Die himmlische Herrschaft hat eine unterirdische Kehrseite. Frei nach Carpendale: Hello Again Kardinal, Bye-bye Moral. Tausende Kinder, Jugendliche und Erwachsene wurden in den vergangenen Jahrzehnten von Kölner Klerikern missbraucht und missachtet. Kein Gutachten hat bisher das wahre Ausmaß erfasst. Vor zwei Wochen stand im Kölner-Stadt-Anzeiger zu lesen, wie Missbrauchs-Betroffene als Glaubwürdigkeitsbeschaffer für ein PR-Konzept des Erzbistums eingespannt werden sollten.


Die Mär von der ach so lustigen rheinischen Doppelmoral


Auf der Kölner Führungsetage ist nicht die ach so lustige rheinische Doppelmoral zu besichtigen, es ist Moral 0.0. , abgesichert durch eine Dreifaltigkeits-Eigenkreation. Die funktioniert so:

1. Was kein Straftatbestand ist, ist nicht der Rede wert.

2. Wenn es ein Straftatbestand sein sollte, ist er verjährt.

3. Sollte die Sache nicht verjährt sein, können höhere kirchliche Amtsträger nicht rechtlich belangt werden.


Andere deutsche Bischöfe halten sich raus. Wie sollten auch ein Ackermann, ein Bätzing, ein Marx, ein Genn beim Amtsbruder aufrichtige Aufarbeitung anmahnen? Wer in der Glaskathedrale sitzt, kann schlecht den Kölner Dom bewerfen.


Die NRW-Landespolitik fühlt sich nicht zuständig. Deren Spitzenkräfte lassen sich zwar kaum noch mit geweihten Häuptern öffentlich sehen, sie lassen aber zu, dass in der Kirche Unmoral regiert, solange sie sozial agiert. Der Staat braucht offenbar katholische Einrichtungen für Arme, Kranke, Geflüchtete.


Empathie-, Reue-, Umkehr-, Aufarbeitungs- und sonstigen Simulationen


Der Aufstand der Anständigen gegen das Versagen der Zuständigen bleibt mal wieder am sogenannten Kirchenvolk hängen. Formal kann es wenig ausrichten. Mögen auch 40 000 Kölner Katholikinnen und Katholiken pro Jahre gehen – die ethische Verkommenheit an der Spitze bleibt. Wer noch immer glaubt, dass nicht alles egal sein darf, dass Wahrheit Wahrheit und Lüge Lüge ist, kann dem falschen Glanz eine eigene Dreifaltigkeit entgegensetzen:

1. Nicht mehr auf Empathie-, Reue-, Umkehr-, Aufarbeitungs- und sonstige Simulationen der Bistumsleitung hereinfallen.
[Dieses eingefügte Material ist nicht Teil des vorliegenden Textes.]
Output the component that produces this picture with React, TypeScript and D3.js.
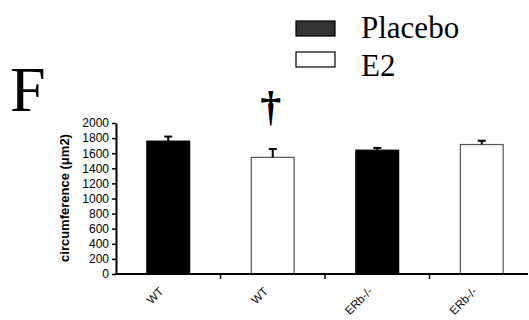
import React, { useEffect, useRef } from 'react';
import * as d3 from 'd3';

const groups = ['WT', 'WT', 'ERb-/-', 'ERb-/-'];
const treatments = ['Placebo', 'E2', 'Placebo', 'E2'];
const means = [1760, 1545, 1640, 1715];
const errors = [60, 110, 30, 50];
const yTicks = [0, 200, 400, 600, 800, 1000, 1200, 1400, 1600, 1800, 2000];
const legendItems = ['Placebo', 'E2'];

const App: React.FC = () => {
  const ref = useRef<SVGSVGElement | null>(null);

  useEffect(() => {
    const svg = d3.select(ref.current);
    svg.selectAll('*').remove();

    const left = 116;
    const bottom = 274;

    const x = d3.scaleBand<number>()
      .domain(d3.range(groups.length))
      .range([left, 534])
      .paddingInner(0.59)
      .paddingOuter(0.295);

    const y = d3.scaleLinear().domain([0, 2000]).range([bottom, 123]);

    const fill = d3.scaleOrdinal<string>().domain(legendItems).range(['#000', '#fff']);

    // panel letter
    svg.append('text')
      .attr('x', 10)
      .attr('y', 111)
      .style('font-family', '"Liberation Serif", serif')
      .style('font-size', '64px')
      .text('F');

    // bars
    svg.selectAll('.bar')
      .data(means)
      .enter().append('rect')
      .attr('x', (d, i) => x(i) as number)
      .attr('y', d => y(d))
      .attr('width', x.bandwidth())
      .attr('height', d => bottom - y(d))
      .attr('fill', (d, i) => fill(treatments[i]))
      .attr('stroke', (d, i) => treatments[i] === 'E2' ? '#555' : '#000')
      .attr('stroke-width', 1.2);

    // error bars (upper only)
    means.forEach((m, i) => {
      const cx = (x(i) as number) + x.bandwidth() / 2;
      svg.append('line')
        .attr('x1', cx).attr('x2', cx)
        .attr('y1', y(m)).attr('y2', y(m + errors[i]))
        .attr('stroke', '#000').attr('stroke-width', 2);
      svg.append('line')
        .attr('x1', cx - 4).attr('x2', cx + 4)
        .attr('y1', y(m + errors[i])).attr('y2', y(m + errors[i]))
        .attr('stroke', '#000').attr('stroke-width', 2);
    });

    // y axis
    const yAxis = svg.append('g')
      .attr('transform', `translate(${left},0)`)
      .call(d3.axisLeft(y).tickValues(yTicks).tickFormat(d3.format('d'))
        .tickSize(4).tickPadding(3).tickSizeOuter(0));
    yAxis.select('.domain').attr('stroke-width', 2);
    yAxis.selectAll('.tick line').attr('stroke-width', 1.5);
    yAxis.selectAll('.tick text')
      .style('font-family', '"Liberation Sans", Arial, sans-serif')
      .style('font-size', '12px');

    svg.append('text')
      .attr('transform', 'rotate(-90)')
      .attr('x', -198)
      .attr('y', 69)
      .attr('text-anchor', 'middle')
      .style('font-family', '"Liberation Sans", Arial, sans-serif')
      .style('font-size', '13px')
      .style('font-weight', 'bold')
      .text('circumference (\u03bcm2)');

    // x axis
    svg.append('line')
      .attr('x1', left - 1).attr('x2', 528)
      .attr('y1', bottom).attr('y2', bottom)
      .attr('stroke', '#000').attr('stroke-width', 2);

    const step = x.step();
    d3.range(1, groups.length).forEach(i => {
      const tx = (x(i) as number) - step * x.paddingInner() / 2;
      svg.append('line')
        .attr('x1', tx).attr('x2', tx)
        .attr('y1', bottom).attr('y2', bottom + 5)
        .attr('stroke', '#000').attr('stroke-width', 1.5);
    });

    groups.forEach((g, i) => {
      const cx = (x(i) as number) + x.bandwidth() / 2;
      svg.append('text')
        .attr('transform', `translate(${cx - 4},${bottom + 18}) rotate(-45)`)
        .attr('text-anchor', 'end')
        .style('font-family', '"Liberation Sans", Arial, sans-serif')
        .style('font-size', '11.5px')
        .text(g);
    });

    // significance marker
    const c2 = (x(1) as number) + x.bandwidth() / 2;
    svg.append('text')
      .attr('x', c2 - 2)
      .attr('y', 120)
      .attr('text-anchor', 'middle')
      .style('font-family', '"Liberation Serif", serif')
      .style('font-size', '42px')
      .style('font-weight', 'bold')
      .text('\u2020');

    // legend
    legendItems.forEach((t, i) => {
      const ly = 21 + i * 31;
      svg.append('rect')
        .attr('x', 296).attr('y', ly)
        .attr('width', 39).attr('height', 15)
        .attr('fill', i === 0 ? '#333' : '#fff')
        .attr('stroke', '#000').attr('stroke-width', 1.2);
      svg.append('text')
        .attr('x', 361).attr('y', ly + 17 + i * 7)
        .style('font-family', '"Liberation Serif", serif')
        .style('font-size', '31px')
        .text(t);
    });
  }, []);

  return (
    <svg ref={ref} width={529} height={320}
      style={{ position: 'absolute', left: 0, top: 0, background: '#fff' }} />
  );
};

export default App;
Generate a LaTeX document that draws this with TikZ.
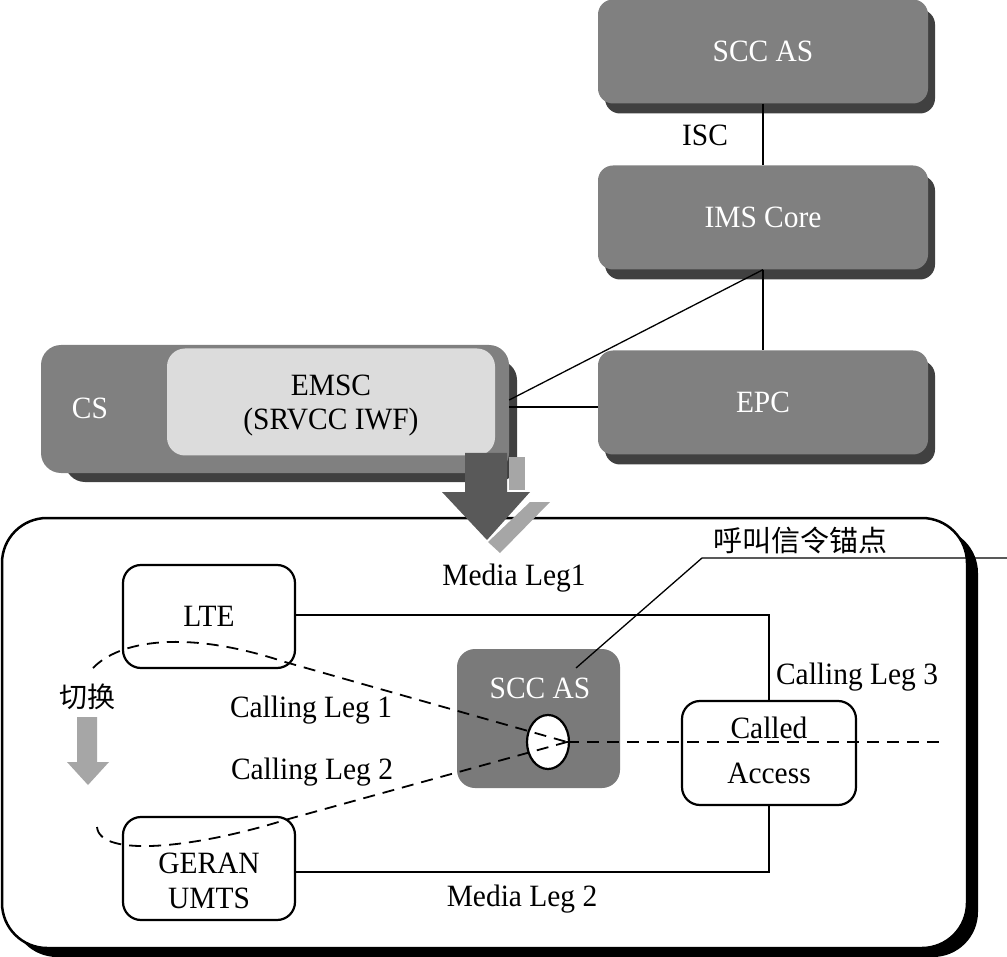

2. Die Arbeit in sämtlichen Beratungsgremien niederlegen.

3. Selbst zum Teil der Aufklärung werden, ehrlich die Geschichte der eigenen Gemeinde recherchieren und herausfinden, wer was wann gewusst hat.


Gut möglich, dass der Kirchenfürst dann seine eigenen Untertanen verklagt.